Soon more members of the family arrived. I met Z’s father, sister, and nephew. Z’s husband, a theatrical actor and director, had prepared lunch. It was humbling to receive such generosity from people I was meeting for the first time, and to be in the presence of such happy and loving people. They were the very image of the archetypal European zest-for-living and appreciation for life’s simple pleasure…it was enough to make you sick!

The first course was anchovies, one variety called regular and one called “super-salty,” though both tasted thoroughly salinated. 

Next was marinated salmon with capers.

The main course was a seafood stew, a type of brudet with eel, grouper and rockling. 

Dessert was vanilla ice cream with wild berries that had been picked that morning. 

Before taking me to my lodging, Z informed me that there was to be a movie premiere in the National Theater that evening, and we would be attending. She explained that it was rare for the national theater to host a film premiere (she knew of only one previous occasion), but this film was receiving special treatment. The film is Zvizdan, translated into English as The High Sun, and is a Croatian production (with some Serbian and Slovenian backing) that received the Jury Prize at Cannes earlier this year, and has been submitted as Croatia’s entry for Best Foreign Language Film at the Academy Awards. Z had asked the event organizers if the screening could include English subtitles, for my sake, but it was not possible. 

As it sounded like a special occasion, I decided to dress up and wear my blazer. It was a good thing that I did. When I walked from my apartment to the theatre that night, I found that the front entrance had been given the red carpet treatment, literally. TV news crews interviewed the film’s stars as they arrived, and the Zagreb majorettes flanked the front steps. It was somewhat overwhelming for me, especially since I hadn’t slept for nearly 36 hours at this point, but Z knows everyone of note in the Croatian film and theater world, and was constantly introducing me to Croat stars of the stage and screen.
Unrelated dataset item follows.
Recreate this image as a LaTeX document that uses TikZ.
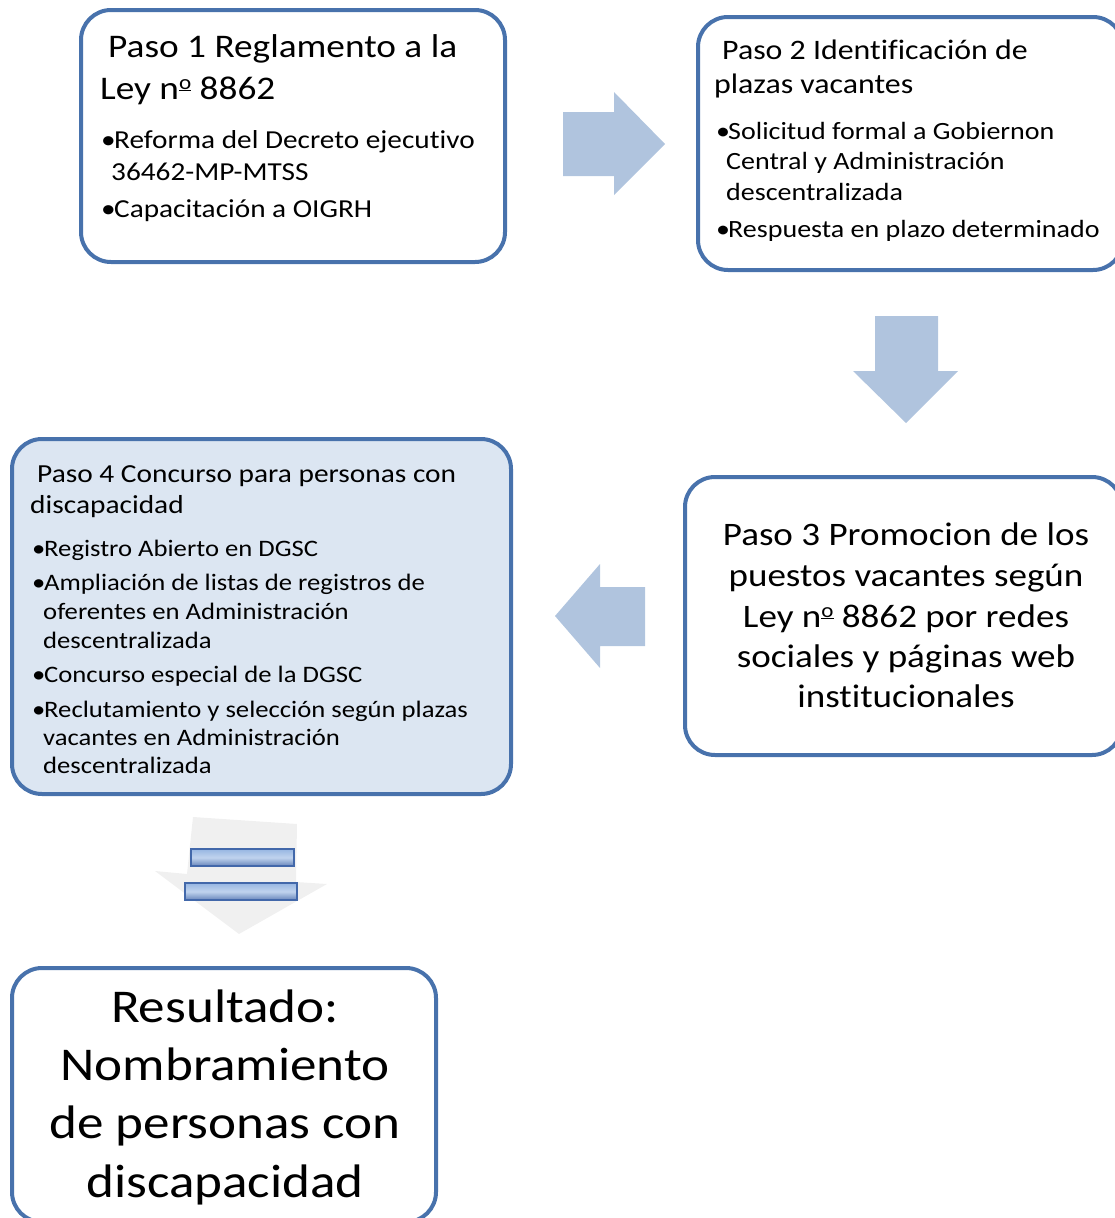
\documentclass[tikz,border=0pt]{standalone}
\usepackage{fontspec}
\usepackage{graphicx}
\setmainfont{Carlito}[FakeStretch=1.13, Ligatures=NoCommon]
\definecolor{bord}{RGB}{72,114,172}
\definecolor{arr}{RGB}{176,196,222}
\definecolor{lite}{RGB}{220,230,242}
\definecolor{bardark}{RGB}{66,104,170}
\definecolor{barlite}{RGB}{150,182,226}
\tikzset{
  box/.style={draw=bord, line width=4pt, rounded corners=30pt, inner sep=0pt, fill=white},
  ln/.style={anchor=base west, inner sep=0pt},
  cln/.style={anchor=base, inner sep=0pt},
  blockarrow/.style={fill=arr, draw=none},
  bar/.style={draw=bardark, line width=2.5pt, top color=barlite, bottom color=bardark!80, middle color=barlite!60},
}
\newcommand{\bul}[1]{\makebox[#1][l]{•}}
\newcommand{\numo}{\raisebox{.3em}{\scalebox{.62}{\underline{o}}}}
\begin{document}
\begin{tikzpicture}[x=1pt,y=-1pt]
\useasboundingbox (0,0) rectangle (1115,1218);
\clip (0,0) rectangle (1115,1218);
% boxes
\node[box, minimum width=424pt, minimum height=252pt] (b1) at (293,136) {};
\node[box, minimum width=425pt, minimum height=253pt] (b2) at (910.5,143.5) {};
\node[box, minimum width=437pt, minimum height=278pt] (b3) at (903.5,616) {};
\node[box, fill=lite, minimum width=499pt, minimum height=355pt] (b4) at (261.5,616.5) {};
\node[box, minimum width=424pt, minimum height=254pt] (b5) at (224,1095) {};
% box 1 text
\begin{scope}[every node/.style={ln, font=\fontsize{33}{40}\selectfont}]
\node (t1a) at (108,57) {Paso 1 Reglamento a la};
\node (t1b) at (100,99) {Ley n\numo{} 8862};
\end{scope}
\begin{scope}[every node/.style={ln, font=\fontsize{25.9}{30}\selectfont}]
\node (t1c) at (101,148) {\bul{13pt}Reforma del Decreto ejecutivo};
\node (t1d) at (111,180) {36462-MP-MTSS};
\node (t1e) at (101,217) {\bul{13pt}Capacitación a OIGRH};
\end{scope}
% box 2 text
\begin{scope}[every node/.style={ln, font=\fontsize{28.2}{34}\selectfont}]
\node (t2a) at (722,59) {Paso 2 Identificación de};
\node (t2b) at (714,93) {plazas vacantes};
\end{scope}
\begin{scope}[every node/.style={ln, font=\fontsize{24.8}{29}\selectfont}]
\node (t2c) at (716,139) {\bul{12pt}Solicitud formal a Gobiernon};
\node (t2d) at (726,169) {Central y Administración};
\node (t2e) at (726,200) {descentralizada};
\node (t2f) at (716,237) {\bul{12pt}Respuesta en plazo determinado};
\end{scope}
% box 3 text
\begin{scope}[every node/.style={cln, font=\fontsize{32.8}{41}\selectfont}]
\node (t3a) at (906,545) {Paso 3 Promocion de los};
\node (t3b) at (906,586) {puestos vacantes según};
\node (t3c) at (906,627) {Ley n\numo{} 8862 por redes};
\node (t3d) at (906,667) {sociales y páginas web};
\node (t3e) at (906,707) {institucionales};
\end{scope}
% box 4 text
\begin{scope}[every node/.style={ln, font=\fontsize{26}{32}\selectfont}]
\node (t4a) at (37,482) {Paso 4 Concurso para personas con};
\node (t4b) at (30,513) {discapacidad};
\end{scope}
\begin{scope}[every node/.style={ln, font=\fontsize{23.6}{28}\selectfont}]
\node (t4c) at (32,556) {\bul{12pt}Registro Abierto en DGSC};
\node (t4d) at (32,590) {\bul{12pt}Ampliación de listas de registros de};
\node (t4e) at (43,619) {oferentes en Administración};
\node (t4f) at (43,648) {descentralizada};
\node (t4g) at (32,682) {\bul{12pt}Concurso especial de la DGSC};
\node (t4h) at (32,717) {\bul{12pt}Reclutamiento y selección según plazas};
\node (t4i) at (43,745) {vacantes en Administración};
\node (t4j) at (43,773) {descentralizada};
\end{scope}
% box 5 text
\begin{scope}[every node/.style={cln, font=\fontsize{47}{58}\selectfont}]
\node (t5a) at (225,1022) {Resultado:};
\node (t5b) at (225,1080) {Nombramiento};
\node (t5c) at (225,1138) {de personas con};
\node (t5d) at (225,1197) {discapacidad};
\end{scope}
% block arrows
\fill[blockarrow] (563,112) -- (614,112) -- (614,92) -- (665,144) -- (614,195) -- (614,176) -- (563,176) -- cycle;
\fill[blockarrow] (875,316) -- (938,316) -- (938,371) -- (958,371) -- (906,423) -- (853,371) -- (875,371) -- cycle;
\fill[blockarrow] (645,587) -- (645,646) -- (600,646) -- (600,668) -- (555,616) -- (600,564) -- (600,587) -- cycle;
% bottom arrow (faded, striped)
\fill[gray!12] (193,817) -- (297,824) -- (296,882) -- (327,884) -- (239,934) -- (155,871) -- (187,874) -- cycle;
\draw[bar] (191,849) rectangle (294,866);
\draw[bar] (185,883) rectangle (297,900);
\end{tikzpicture}
\end{document}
The inside of the theater was ornate and beautiful; you can get a sense of the building’s baroque style from the exterior. From our box seats we had an excellent view of not only the movie screen that had been erected on the stage, but also of the lavishly painted ceilings, and of course the who’s-who of Croatian art and politics who had turned out for the premiere. Z surveyed the crowd and pointed out people of interest: there’s the film’s producer, there’s the son of the most famous Croatian actor, and a whole host of ministers from the national government. 

“Ah,” Z said, “even the prime minister has come out tonight. It’s only because there’s an upcoming election, of course. He wants to be seen everywhere.”

“Milanovic is here?” I asked.

“You know Milanovic?” She said. “Oh, you know everything!”

Of course, I had just learned the name of Croatia’s prime minister just days before, through the news coverage of the migrant crisis. Only two days earlier I was learning Milanovic’s name through his announcement that refugees would be welcome in Croatia, and then there I was sitting in sight of the prime minister at the home field premiere of the nation’s biggest film in years. 

It was a struggle to remain awake during the screening; I was sleep deprived and trying to follow a film in a foreign language. I nodded off several times, but managed to make it the entire screening without snoring. I was able to grasp the broad strokes of the plot; Zvizdan is an artistic exploration of Serbo-Croat relations as modeled through three stories of forbidden romance. It was a good film, I look forward to seeing it with subtitles.

After the film screening, and the perfunctory adulation for the assembled cast and crew, the party started. It was absolutely packed, elbow-to-elbow, both inside the theater and especially out on the veranda where revelers attempted to smoke cigarettes without scorching the surrounding smokers with their burning butts. As we wove our ways among the crowd, Z introduced me to even more artists, industry icons, and politicians. I didn’t get to meet Milanovic, but it was no matter; it had been more than enough excitement for one day.